Snow Plow Dreams – Parshat Yitro 5781

I have been traumatized by snow ever since moving to Portland. I grew up in Michigan where snow wasn’t really a big deal. It snowed most of the winter, but since that was the norm, the city was built to deal with it. We had ample snow plows and systems in place to keep roads safe. At 3:00 a.m. on snowy mornings I’d often be woken up by the sound of the plows clearing driveways and streets, knowing we’d have school that day.

When it snows in Portland, the city shuts down. We don’t currently own a car with all-wheel drive, and we live at the bottom of two slightly sloping hills in our neighborhood, so when it snows, we’re stuck until it melts.
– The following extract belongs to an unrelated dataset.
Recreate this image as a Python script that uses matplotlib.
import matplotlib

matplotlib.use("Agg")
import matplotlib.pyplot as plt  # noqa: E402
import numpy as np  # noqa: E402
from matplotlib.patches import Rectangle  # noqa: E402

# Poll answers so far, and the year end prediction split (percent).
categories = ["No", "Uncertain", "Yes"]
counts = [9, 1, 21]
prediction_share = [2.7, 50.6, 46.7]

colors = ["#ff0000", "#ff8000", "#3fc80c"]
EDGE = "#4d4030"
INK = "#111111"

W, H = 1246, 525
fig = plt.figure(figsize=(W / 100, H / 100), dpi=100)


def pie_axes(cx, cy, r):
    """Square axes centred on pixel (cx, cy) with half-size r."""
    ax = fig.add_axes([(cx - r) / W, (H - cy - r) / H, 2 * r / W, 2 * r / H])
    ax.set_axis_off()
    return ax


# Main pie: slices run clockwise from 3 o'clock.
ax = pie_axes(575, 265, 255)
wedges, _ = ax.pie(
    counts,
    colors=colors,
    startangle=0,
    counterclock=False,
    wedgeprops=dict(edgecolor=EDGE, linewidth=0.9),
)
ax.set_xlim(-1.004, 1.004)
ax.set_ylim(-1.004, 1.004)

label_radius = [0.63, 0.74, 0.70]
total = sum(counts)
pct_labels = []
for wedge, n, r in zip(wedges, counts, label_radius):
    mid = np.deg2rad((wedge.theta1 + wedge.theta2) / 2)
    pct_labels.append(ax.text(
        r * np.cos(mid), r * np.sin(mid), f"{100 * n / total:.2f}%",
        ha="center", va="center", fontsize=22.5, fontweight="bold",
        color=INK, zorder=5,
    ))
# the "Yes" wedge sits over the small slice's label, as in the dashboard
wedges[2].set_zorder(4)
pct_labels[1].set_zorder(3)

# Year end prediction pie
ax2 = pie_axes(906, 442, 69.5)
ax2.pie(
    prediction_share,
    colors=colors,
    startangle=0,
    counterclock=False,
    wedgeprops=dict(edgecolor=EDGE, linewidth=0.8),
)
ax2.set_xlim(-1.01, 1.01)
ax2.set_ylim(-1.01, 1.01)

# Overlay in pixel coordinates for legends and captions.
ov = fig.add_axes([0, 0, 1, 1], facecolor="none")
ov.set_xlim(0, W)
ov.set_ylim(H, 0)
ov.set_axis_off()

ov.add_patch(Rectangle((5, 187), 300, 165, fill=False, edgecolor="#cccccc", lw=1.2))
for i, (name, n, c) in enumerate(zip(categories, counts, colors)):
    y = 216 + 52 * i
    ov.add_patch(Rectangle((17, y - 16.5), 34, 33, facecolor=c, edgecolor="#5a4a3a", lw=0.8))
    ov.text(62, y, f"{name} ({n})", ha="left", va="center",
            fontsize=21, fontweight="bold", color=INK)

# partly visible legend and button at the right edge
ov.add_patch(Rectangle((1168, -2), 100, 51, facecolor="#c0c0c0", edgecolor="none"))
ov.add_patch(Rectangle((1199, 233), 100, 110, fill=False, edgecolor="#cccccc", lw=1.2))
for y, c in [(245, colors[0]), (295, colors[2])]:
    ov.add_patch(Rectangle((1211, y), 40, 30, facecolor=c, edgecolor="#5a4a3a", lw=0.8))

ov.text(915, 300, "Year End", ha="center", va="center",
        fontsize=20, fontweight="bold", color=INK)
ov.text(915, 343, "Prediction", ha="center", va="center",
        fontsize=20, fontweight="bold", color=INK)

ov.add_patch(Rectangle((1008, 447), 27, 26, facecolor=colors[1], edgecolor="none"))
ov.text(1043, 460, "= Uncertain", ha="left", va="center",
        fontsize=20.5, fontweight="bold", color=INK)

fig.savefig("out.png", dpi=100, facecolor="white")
The longest we’ve stuck at home was seven complete days, back when we had a 3-year-old and 3-month-old. To say it was traumatizing is an understatement. Now every time they predict snow, I run to the store to stock up on essentials (and then some) so we won’t be stuck without. My stomach ties in knots just thinking about the first flakes falling to the ground. The weird thing is on the few snowy days we have, I’ll still wake up in the middle of the night because I think I hear a snow plow whisk through our street, pushing a path to freedom.

Why do our brains do this? Why do certain smells or sounds trick us at our most vulnerable moments? I can’t explain the biology of it, but I can tell you this happens in the Torah too, especially in our parshah this week, Yitro.

The central piece of the portion is the giving of the Ten Commandments by God to Moshe and the people Israel. We now have a set of laws to live by, a guide to being a free people outside of slavery. But before the Torah gives us these laws, it reminds us of the family relationship Moshe has with his father-in-law and how he sets up a legal system. And the end encapsulates the experience of intensity of being at Sinai, but in an odd way.

Chapter 20, verse 15 reads, “All the people saw the thunder and the blare of the horn.” Why is the wrong verb used here? We don’t see thunder and hear lightning, we hear thunder and see lightning. Why the reversal? A common interpretation is that the experience was so intense and so overwhelming that their senses were all in a tizzy and they experienced something beyond what they knew as reality. And the key is it doesn’t matter if the thunder was actually visible in some miraculous way, only that it seemed that way to the Israelites. It’s not necessarily that the scrambling of the senses caused an intense experience, but perhaps that the intense experience caused the scrambling of the senses.

What a fitting reminder about this past year – the pandemic has our sense of reality and time all confused. How many times have you heard someone joke about not knowing what day it is or feeling like it’s the same day over and over again? The human mind is amazing at adapting and solving problems, but it can also trip us up and cause even more problems. Your trigger might not be snow flurries, but we can still rely on each other for the mental and emotional support we need as we plow ahead together.